See for yourself: take a look at the videos below to see glimpses of myself throughout 2025.


What are you looking forward to this month?

This was my favorite question to answer, I loved reminding myself about everything that I was excited for. And this year, there was a lot! I ran my first half marathon, traveled all over the country to visit friends, changed jobs, had concerts and events and new friends to meet each month, and more. It was a great year. Even if there wasn’t anything concrete that I could think of, this question made me search for the good in the moment, like the changing of the seasons or my health.

What didn’t go well last month?

This was a tough question to answer, but I was able to find some good in the moments that I was unhappy in. Similar to the “What are you nervous about?” question, it was comforting to realize that even though things didn’t go my way in the moment, life would eventually turn around. Ailments and disappointments were always temporary. Most of the answers you see here are on the lighter side; all things considered, 2025 was kind to me.

How do you feel?

Answering how I felt was a brutally honest reflection of my mood, energy levels, and overall well-being. It’s funny that during holidays like New Years’ Day, I was immediately kinder with myself and more optimistic about the future, and during the more mundane months I felt critical about my situation. There were some days this year where I just couldn’t bring myself to tell the camera that I was feeling good. Confronting that, instead of lying to the camera and myself, felt necessary. Instead of reading it in a notebook, hearing it from my own voice made it feel more real.

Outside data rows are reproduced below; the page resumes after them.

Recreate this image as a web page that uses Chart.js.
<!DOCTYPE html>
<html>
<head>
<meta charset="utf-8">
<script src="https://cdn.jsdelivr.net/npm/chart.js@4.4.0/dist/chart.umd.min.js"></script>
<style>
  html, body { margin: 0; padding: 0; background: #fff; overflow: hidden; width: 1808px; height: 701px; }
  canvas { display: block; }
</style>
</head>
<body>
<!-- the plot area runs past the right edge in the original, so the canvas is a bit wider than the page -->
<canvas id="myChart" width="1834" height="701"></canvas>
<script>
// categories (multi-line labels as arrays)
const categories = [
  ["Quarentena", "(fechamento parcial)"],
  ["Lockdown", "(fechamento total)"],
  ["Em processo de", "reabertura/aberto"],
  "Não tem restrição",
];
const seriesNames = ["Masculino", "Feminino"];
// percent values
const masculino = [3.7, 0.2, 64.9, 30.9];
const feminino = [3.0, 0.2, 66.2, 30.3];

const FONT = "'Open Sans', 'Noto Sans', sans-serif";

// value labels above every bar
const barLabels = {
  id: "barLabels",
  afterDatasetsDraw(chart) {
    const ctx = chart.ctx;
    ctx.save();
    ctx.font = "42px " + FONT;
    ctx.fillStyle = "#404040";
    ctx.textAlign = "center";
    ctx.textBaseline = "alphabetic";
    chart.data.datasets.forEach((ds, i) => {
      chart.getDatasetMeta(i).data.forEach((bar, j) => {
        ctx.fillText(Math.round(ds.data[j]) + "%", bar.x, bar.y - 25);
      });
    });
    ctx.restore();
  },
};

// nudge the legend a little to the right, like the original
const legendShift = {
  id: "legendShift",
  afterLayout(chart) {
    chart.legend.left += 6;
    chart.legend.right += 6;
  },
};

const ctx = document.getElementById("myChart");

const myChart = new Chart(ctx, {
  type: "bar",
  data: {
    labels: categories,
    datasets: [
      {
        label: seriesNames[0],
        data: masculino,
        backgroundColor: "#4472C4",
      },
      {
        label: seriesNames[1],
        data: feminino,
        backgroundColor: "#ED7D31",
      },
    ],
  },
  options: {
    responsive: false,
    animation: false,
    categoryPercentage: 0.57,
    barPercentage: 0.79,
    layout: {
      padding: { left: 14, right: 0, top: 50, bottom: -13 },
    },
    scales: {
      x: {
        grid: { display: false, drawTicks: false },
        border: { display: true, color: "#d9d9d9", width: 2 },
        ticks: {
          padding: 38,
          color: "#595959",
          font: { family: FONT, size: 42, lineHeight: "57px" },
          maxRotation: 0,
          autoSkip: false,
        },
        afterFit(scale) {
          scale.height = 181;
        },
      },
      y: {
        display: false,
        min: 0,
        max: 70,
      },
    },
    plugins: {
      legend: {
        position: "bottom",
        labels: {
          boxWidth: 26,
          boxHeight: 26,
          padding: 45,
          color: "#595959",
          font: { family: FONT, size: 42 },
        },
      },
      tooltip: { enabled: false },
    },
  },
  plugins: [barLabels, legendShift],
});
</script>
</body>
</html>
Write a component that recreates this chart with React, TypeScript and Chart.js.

This project revealed that most worries dissolved on their own, the things I got excited about were usually worth it, and what I considered a “good” or “bad” month kept changing. Keeping the systemic harness constant made the small changes impossible to miss. The accountability worked because I had to show up honestly every thirty days, regardless of whether I was hitting my goals or not. I learned that the honest version of myself is an optimist who has a deep appreciation for his friends and family. He is remarkably open to new experiences, and surprisingly resilient. He also really likes to look to the left when he’s thinking about something.

I’m keeping the same setup for 2026. Same questions, same time each month, same desk (in a new apartment with more sunlight!). But now I know what it feels like to have a year of these behind me. If Billie can do eight years, I can probably manage a second one. If you’re thinking about trying this: pick your questions and just hit record on February 1st. It’s worth the brief awkwardness of talking to a camera. The insights build in ways you won’t see coming until you’re a few months deep.